Speaking of healthy breakfasts (as we did in Dispatch “Breakfast of champions?”), let’s set the record straight—once and for all—about eggs.
I’ve sometimes wondered whether the so-called “nutritionists” who have been anti-egg for decades now learned everything they know from the back of a cereal box.
My mentor, former U.S. Surgeon General C. Everett Koop, once told me he begins each day with a couple eggs. This daily ritual got him through a full career as a surgeon, operating every day at dawn. Plus a full eight years as U.S. Surgeon General (a modern-day record). And he’s still going strong in his 90’s.
But the evidence supporting eggs isn’t just anecdotal.
A recent study suggests that eating eggs for breakfast will keep those hunger pangs away until lunchtime. And might help you control your weight.
Some of my former colleagues now at the Pennington Biomedical Research Center in Baton Rouge, Louisiana, conducted this three-week study. For one week, participants ate either two eggs or a bowl of cereal for breakfast. Week two was a “wash-out period.” And during the third week, the groups switched breakfasts: Those who previously got cereal now got eggs, and vice versa.

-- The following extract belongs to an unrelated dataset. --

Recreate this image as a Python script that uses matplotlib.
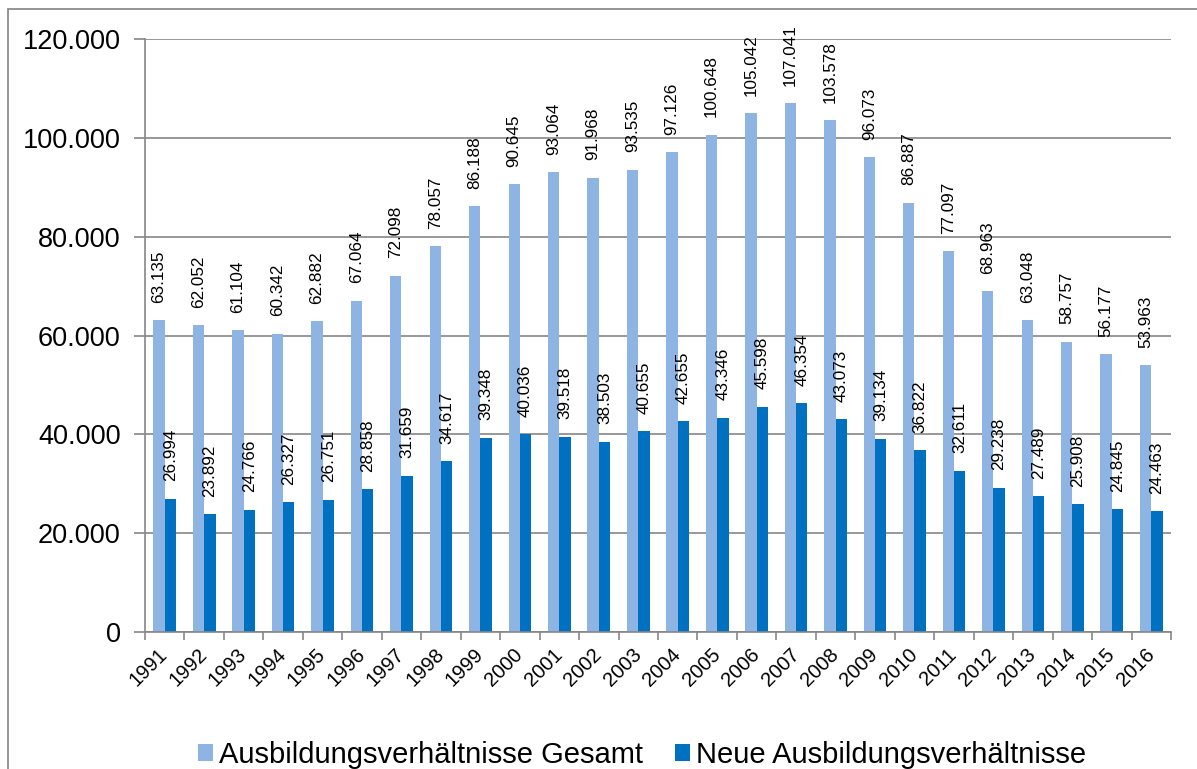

The cereal contained the same amount of calories and protein as the eggs. Yet when the subjects ate eggs, they reported feeling more full all morning—and they ate less at lunch.
Blood tests also showed when the participants ate eggs for breakfast, they had significantly lower levels of the appetite-stimulating hormone ghrelin in their blood three hours after breakfast. They also had significantly higher levels of leptin, another hormone that tells the body it’s “full.”
The satisfying effects of eggs are usually attributed to their high level of protein. But this study shows that it’s not necessarily the amount of protein you eat. It’s the type of protein that determines how satisfied you feel.
This discovery surprised the researchers. But it’s something I’ve talked about for years and again just recently—here in the Dispatch and in my Insiders’ Cures newsletter. The importance of quality—not just quantity—of the nutrients in the diet. And in the body.
And the undeniable fact is: Eggs keep you feeling full longer because they contain high-quality protein.